>
> On Fri, Jul 31, 2009 at 11:23:33AM +1000, James Harper wrote:
> > Can you please try disabling checksum offload and large send offload
in
> > the adapter properties under XP and let me know if things get
better?
> > The slow login could be caused by the same thing that causes
problems
> > with your rdp session.
> Hi,
>
> I have tried disable checksum offload and large send offload, it
doesn't
> help.
Hmmm...
>
> I have tried on a Windows 2003 Enterprise Server SP2 too, it has the
> same problem. Using 0.10.0.86, the problem exists, reverting back to
> 0.9.12.pre13, the problem disapear.
>
> Keep mouse moving will help.
That is strange. Is there a measurable improvement when moving the
mouse, or just an impression that you get?
Can you email me (privately if you want) a screenshot of device manager
with all the interrupt assignments? (device manager, view 'Resources by
type', and drill down to 'Interrupt Request (IRQ)'. Failing that, tell
me what IRQ the XenPCI device is using, and what else is using that IRQ.

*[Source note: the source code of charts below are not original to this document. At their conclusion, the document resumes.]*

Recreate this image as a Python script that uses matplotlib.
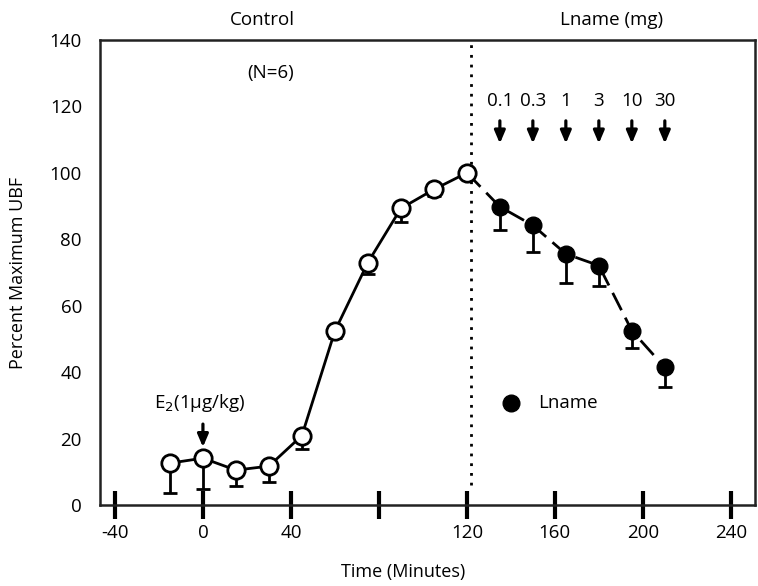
import numpy as np
import matplotlib
matplotlib.use("Agg")
import matplotlib.pyplot as plt

plt.rcParams['font.family'] = ['Open Sans', 'DejaVu Sans']

# Data
times_ctrl = [-15, 0, 15, 30, 45, 60, 75, 90, 105, 120]
ubf_ctrl = [12.6, 14.1, 10.5, 11.7, 20.9, 52.4, 73.0, 89.3, 95.0, 100.0]
err_ctrl = [9.1, 9.3, 4.8, 4.7, 4.0, 2.0, 3.6, 4.2, 2.0, 0.0]

times_lname = [135, 150, 165, 180, 195, 210]
ubf_lname = [89.8, 84.2, 75.6, 72.1, 52.5, 41.4]
err_lname = [7.0, 8.0, 8.8, 6.3, 5.3, 5.9]
dose_labels = ['0.1', '0.3', '1', '3', '10', '30']

xticks = [-40, 0, 40, 80, 120, 160, 200, 240]
xticklabels = ['-40', '0', '40', '', '120', '160', '200', '240']
yticks = [0, 20, 40, 60, 80, 100, 120, 140]

fig = plt.figure(figsize=(7.58, 5.86), dpi=100)
ax = fig.add_axes([100/758, 1 - 505/586, 655/758, 465/586])
ax.set_xlim(-46.8, 251)
ax.set_ylim(0, 140)

fs = 13.5

# control line + errorbars
ax.errorbar(times_ctrl, ubf_ctrl, yerr=[err_ctrl, np.zeros(len(err_ctrl))],
            fmt='none', ecolor='black', elinewidth=2, capsize=5, capthick=2, zorder=2)
ax.plot(times_ctrl, ubf_ctrl, '-', color='black', lw=2, zorder=1)
ax.plot(times_ctrl, ubf_ctrl, 'o', ms=12.5, mfc='white', mec='black', mew=2, ls='none', zorder=4)

# Lname dashed line
lx = np.concatenate([times_ctrl[-1:], times_lname])
ly = np.concatenate([ubf_ctrl[-1:], ubf_lname])
ax.plot(lx, ly, color='black', lw=2, ls=(0, (7, 3)), zorder=1)
ax.errorbar(times_lname, ubf_lname, yerr=[err_lname, np.zeros(len(err_lname))],
            fmt='none', ecolor='black', elinewidth=2, capsize=5, capthick=2, zorder=2)
ax.plot(times_lname, ubf_lname, 'o', ms=12, mfc='black', mec='black', ls='none', zorder=4)

# dotted vertical line
ax.plot([122, 122], [6, 139], color='black', lw=2, ls=(0, (1, 2.5)), zorder=0)

# dose arrows and labels
for t, lab in zip(times_lname, dose_labels):
    ax.annotate('', xy=(t, 108.0), xytext=(t, 116.5),
                arrowprops=dict(arrowstyle='-|>,head_length=0.75,head_width=0.32',
                                color='black', lw=2.3))
    ax.text(t, 121.5, lab, ha='center', va='center', fontsize=fs)

# E2 arrow
ax.annotate('', xy=(0, 16.6), xytext=(0, 25.2),
            arrowprops=dict(arrowstyle='-|>,head_length=0.75,head_width=0.32',
                            color='black', lw=2.3))
ax.text(-1.5, 30.7, r'E$_2$(1µg/kg)', ha='center', va='center', fontsize=fs)

ax.text(31, 130, '(N=6)', ha='center', va='center', fontsize=fs)

# legend
ax.plot([140], [30.8], 'o', ms=12, color='black', clip_on=False)
ax.text(152.5, 30.8, 'Lname', ha='left', va='center', fontsize=fs)

# top labels
ax.text(27, 145.9, 'Control', ha='center', va='center', fontsize=fs)
ax.text(186, 145.9, 'Lname (mg)', ha='center', va='center', fontsize=fs)

# axes styling
for s in ax.spines.values():
    s.set_linewidth(1.8)
    s.set_color('#222222')
ax.set_xticks(xticks)
ax.set_xticklabels(xticklabels, fontsize=fs)
ax.tick_params(axis='x', direction='inout', length=20, width=3, pad=4)
ax.set_yticks(yticks)
ax.set_yticklabels([str(v) for v in yticks], fontsize=fs)
ax.tick_params(axis='y', length=0, pad=13)
ax.set_yticks([140], minor=True)
ax.tick_params(axis='y', which='minor', length=14, width=2.5, direction='out')

ax.set_ylabel('Percent Maximum UBF', fontsize=fs - 0.5)
ax.yaxis.set_label_coords(-0.112, 0.5)
ax.set_xlabel('Time (Minutes)', fontsize=fs - 0.5)
ax.xaxis.set_label_coords((403 - 100) / 655, -(563 - 505) / 465)

fig.savefig('out.png', dpi=100)
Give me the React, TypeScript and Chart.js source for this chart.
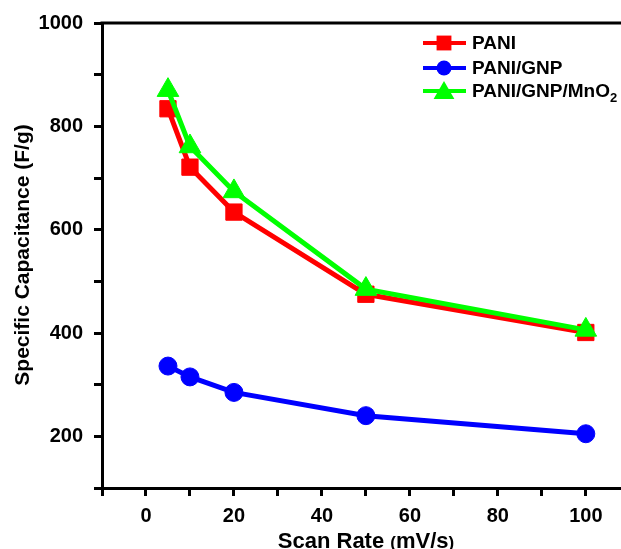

> And there is another unrelated problem, when using 0.10.0.86
> or 0.9.12.pre3 on Windows 2003, Before login, windows will complain
"there is
> something wrong about your driver or application , please check it
with your
> event viewer",
>
> I check the event viewer, found there is a error related to "unable
load
> IntelIde driver"
>
> Since I am using PV driver, I think the intelide chipset should be
hided by pv
> driver, but I don't know why under versiion 0.10.86, windows 2003
> complains about it.
>
> There is no such error msg in my event log when I am using a old
version
> of pv driver under windows 2003.
>
Yes. GPLPV used to completely hide the network and ide devices in 0.9.x
but there were some very subtle problems with it. Installing the drivers
could stall for ages. Booting would be slower. A few other things also.
The problem is that in order to identify the ide or network device,
windows has to know about it first (otherwise I can't query it to find
out if it is the device I want to hide). Because of that, I'm hiding it
after Windows thinks it's already seen it, and strange things happen.
Xen 3.4.x includes an update that allows the disks themselves and the
network adapters to be hidden in a way that doesn't have these problems.